Technology aids farming and irrigation practices
It’s said that the information age started with the military in the 1950s, and the technology we have in the 21st century is a direct result of it. Farmers haven’t benefited near as much as other industries, but that may change for the next generation of produce growers.
It comes down to one word: visualization, said Fran Pierce, director of the Center for Precision Agriculture Systems at Washington State University.
Why do we still have field days in agriculture? Because visualization is so important.”
But with large tracts of land on a typical farm, that gets harder and harder to do as the farm gets bigger. Pierce said some growers in eastern Washington use helicopters to survey their crops, but with advancements in technology there will soon be new, interactive ways to visualize the farm.
Three trends are shaping the future of farming: faster video graphics cards, smaller computer chips and open-source software codes. Every device will be able to communicate with other devices and store all that information. Storage will not be in gigabytes, but in teraflops a term used now to measure supercomputers.
“You get a lot of information at one point in time, and no idea how you got there,” Pierce said. “You can generate so much data that there’s no way you can look at it all.”
The current generation of video game systems is able to render three-dimensional environments in real time, and much faster alternatives are available. Computer video graphics cards available to consumers can be “20, 30 or 100 times faster than using the CPU,” Pierce said.
Computer chips also continue to shrink in size and increase in power. Every cell phone now carries a small GPS chip, as do many cars, trucks and equipment even to the point where a car will send an e-mail when it needs an oil change.
Open source software free software programming languages like Linux and Java are making software development faster and cheaper. New programs can be written for specific applications, like agriculture, that don’t require a whole new system. It’s like having a field ready to plant just plant the seeds for the crop you want to grow.
Integrating Irrigation
Today’s future farmers will be ready for this technology, but the demand for advanced integrated systems will come from processors and retailers. Recordkeeping will be even more important for growers as retail and foodservice customers demand traceback and greater shipping efficiency.
There will have to be a heavy investment into products for the agriculture industry. If large software companies think it will be a profitable sector, the industry will see new products coming down the pipeline quickly. Otherwise, the research and product development will be done piecemeal at universities and private firms.
Irrigation is one of the first farming implements to adopt integrated systems. The Center for Precision Agriculture at Washington State University has set up a wireless system on center pivot irrigation that is radio controlled. It provides real-time information at the users’ fingertips that can monitor and change how much water is being applied and where. It’s precision agriculture, but different from technology like yield maps because it is real time and not compiled from past data.
Tractors and fertilizer applicators also can be outfitted with sensors, and when used with precision water application, a grower can adjust and adapt to changing environmental factors in a specific area of the crop.

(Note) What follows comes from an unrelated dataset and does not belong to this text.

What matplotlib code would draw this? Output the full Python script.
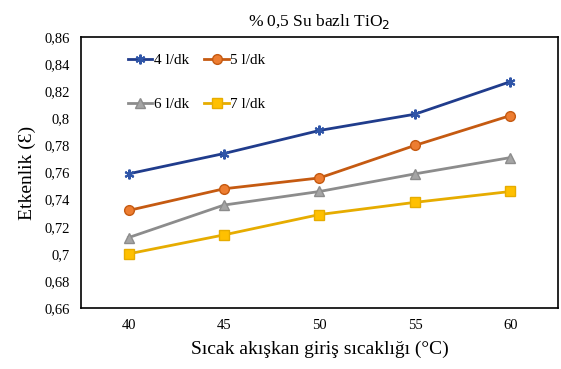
import matplotlib
matplotlib.use("Agg")
import matplotlib.pyplot as plt

# data
temps = ["40", "45", "50", "55", "60"]
eff_4 = [0.759, 0.774, 0.791, 0.803, 0.827]
eff_5 = [0.732, 0.748, 0.756, 0.780, 0.802]
eff_6 = [0.712, 0.736, 0.746, 0.759, 0.771]
eff_7 = [0.700, 0.714, 0.729, 0.738, 0.746]
labels = ["4 l/dk", "5 l/dk", "6 l/dk", "7 l/dk"]
yticks = [0.66, 0.68, 0.70, 0.72, 0.74, 0.76, 0.78, 0.80, 0.82, 0.84, 0.86]

plt.rcParams['font.family'] = ['Liberation Serif', 'DejaVu Serif']

fig = plt.figure(figsize=(5.61, 3.69), dpi=100)
ax = fig.add_axes([0.144, 0.165, 0.851, 0.735])

x = range(len(temps))
styles = [
    dict(color='#203C8C', marker=(6, 2, 0), ms=7, mfc='#2F55A8', mec='#2F55A8', mew=1.5),
    dict(color='#C55A11', marker='o', ms=7, mfc='#ED7D31', mec='#C55A11', mew=1),
    dict(color='#8C8C8C', marker='^', ms=7, mfc='#A5A5A5', mec='#8C8C8C', mew=1),
    dict(color='#E6AC00', marker='s', ms=6.5, mfc='#FFC000', mec='#E6AC00', mew=1),
]
lines = []
for vals, lab, st in zip([eff_4, eff_5, eff_6, eff_7], labels, styles):
    ln, = ax.plot(x, vals, lw=2, label=lab, **st)
    lines.append(ln)

ax.set_xlim(-0.5, len(temps) - 0.5)
ax.set_ylim(0.66, 0.86)
ax.set_xticks(list(x))
ax.set_xticklabels(temps)
ax.set_yticks(yticks)
ax.set_yticklabels([("%g" % v).replace('.', ',') for v in yticks])
ax.tick_params(length=0, labelsize=10.5, pad=8)
for sp in ax.spines.values():
    sp.set_color('black')
    sp.set_linewidth(1.2)

ax.set_title("% 0,5 Su bazlı TiO$_2$", fontsize=12.5, pad=8)
ax.set_ylabel("Etkenlik (Ɛ)", fontsize=14, labelpad=6)
ax.set_xlabel("Sıcak akışkan giriş sıcaklığı (°C)", fontsize=14, labelpad=6)

# legend fills by column, so reorder to get 4,5 on the first row
order = [0, 2, 1, 3]
ax.legend([lines[i] for i in order], [labels[i] for i in order],
          loc='upper left', bbox_to_anchor=(0.07, 0.99), ncol=2, frameon=False,
          handlelength=1.6, handletextpad=0.1, columnspacing=1.0,
          labelspacing=2.0, fontsize=11)

fig.savefig("out.png", dpi=100)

“Bare soil imagery is a great predictive tool, but using sensors that measure the crop as it develops have the potential to allow the grower to even further fine-tune applications of everything from water to fertilizer to pesticides, however most are in the early stages of experimentation,” said Bryan Hopkins, Extension potato specialist for the University of Idaho. “In the case of nitrogen management, the technology development is relatively further along and we can nearly fertilize each plant individually based on its actual need.”

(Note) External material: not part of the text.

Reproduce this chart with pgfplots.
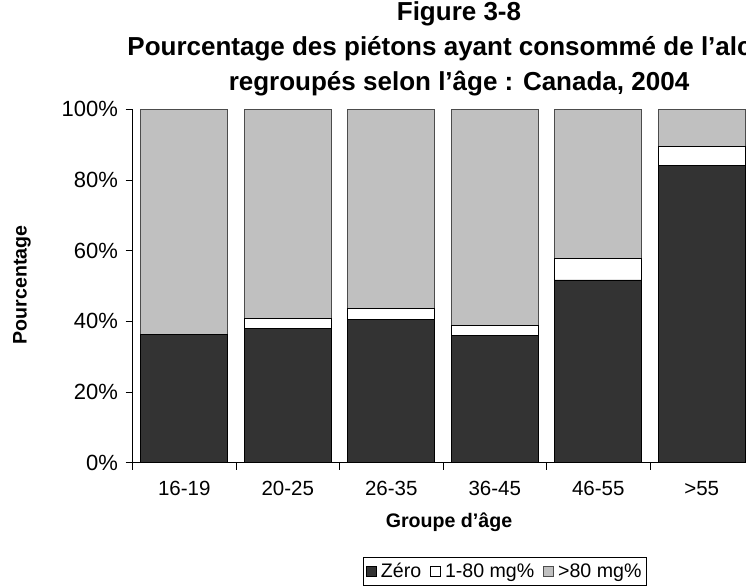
\documentclass[border=0pt]{standalone}
\usepackage{fontspec}
\setmainfont{Liberation Sans}
\usepackage{pgfplots}
\pgfplotsset{compat=1.18}
\definecolor{zero}{RGB}{51,51,51}
\definecolor{over}{RGB}{192,192,192}
\newcommand{\lbl}{\fontsize{19.6bp}{23bp}\selectfont}
\begin{document}
\begin{tikzpicture}[x=1bp,y=1bp]
\useasboundingbox (0,0) rectangle (746,588);
\clip (0,0) rectangle (746,588);
\begin{axis}[
  at={(132.5bp,125.3bp)}, anchor=south west,
  scale only axis, width=621bp, height=353.4bp,
  ybar stacked, bar width=0.84,
  xmin=-0.5, xmax=5.5, ymin=0, ymax=100,
  axis lines*=left,
  axis line style={black, line width=0.8bp},
  xtick={0,...,5},
  xticklabels={16-19,20-25,26-35,36-45,46-55,>55},
  minor xtick={-0.5,0.5,1.5,2.5,3.5,4.5,5.5},
  major x tick style={draw=none},
  minor x tick style={black, line width=0.8bp},
  ytick={0,20,...,100},
  yticklabels={0\%,20\%,40\%,60\%,80\%,100\%},
  y tick style={black, line width=0.8bp},
  tick align=outside, major tick length=7bp, minor tick length=7bp,
  /pgf/number format/assume math mode=true,
  ticklabel style={font=\lbl},
  xticklabel style={yshift=-8bp, font=\fontsize{20.5bp}{24bp}\selectfont},
  yticklabel style={xshift=-4bp, font=\fontsize{22bp}{26bp}\selectfont},
  legend columns=3,
  legend style={at={(0.5995,-0.267)}, anchor=north, draw=black,
    line width=0.8bp, font=\lbl, inner xsep=3bp, inner ysep=4bp,
    /tikz/every even column/.append style={column sep=7bp},
    nodes={inner sep=2bp}},
  legend image code/.code={\draw[#1, line width=0.6bp] (0bp,-5bp) rectangle (10bp,5bp);
    \path (0bp,0bp) (12bp,0bp);},
]
\addplot[fill=zero, draw=black, line width=0.8bp] coordinates {(0,36.4) (1,38.1) (2,40.6) (3,36.0) (4,51.7) (5,84.0)};
\addplot[fill=white, draw=black, line width=0.8bp] coordinates {(0,0) (1,2.7) (2,3.0) (3,2.8) (4,6.2) (5,5.6)};
\addplot[fill=over, draw=black!70, line width=0.8bp] coordinates {(0,63.6) (1,59.2) (2,56.4) (3,61.2) (4,42.1) (5,10.4)};
\legend{Zéro,1-80 mg\%,>80 mg\%}
\end{axis}
\node[font=\fontsize{26bp}{35bp}\selectfont\bfseries, align=center, anchor=north] at (459,590)
  {Figure 3-8\\Pourcentage des piétons ayant consommé de l’alcool\\regroupés selon l’âge : Canada, 2004};
\node[font=\lbl\bfseries, rotate=90] at (22,303) {Pourcentage};
\node[font=\lbl\bfseries] at (449,66) {Groupe d’âge};
\end{tikzpicture}
\end{document}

That’s where the hope for irrigation research lies. Integrating more systems such as near-infrared spectroscopy or aerial imagery can provide a snapshot of a field and make for more accurate irrigation. It would also help reduce the demand for water, which is important where water rights are becoming an issue or in drought-susceptible areas.
Tech products could also be used to reduce the cost of doing business. Radio frequency identification chips are already being marketed for tracking potatoes in storage and for monitoring shipments between the fields and storage facilities. The RFID tags replace paper bills of lading that are often lost and require more paperwork. An electronic system can transmit the information to a base unit that stores it in an easily accessible database, essentially replacing an existing accounting function.
Pierce sees a day where a farmer will come home, kick his kid off the video game system and “walk” around a three-dimensional, real-time rendering of his farm. While it wouldn’t replace actually being in the fields, it would organize the billions of data points that will be generated from equipment and weather and soil monitoring stations.
“These are the types of technology that are coming,” Pierce said. “There are things you can do on a computer that you can’t do with the human head.”
It probably won’t be the current generation of farmers that adopt this type of technology. The next generation of farmers will expect technology in almost everything.
“Why can our kids visualize everything and we can’t visualize anything?” Pierce said.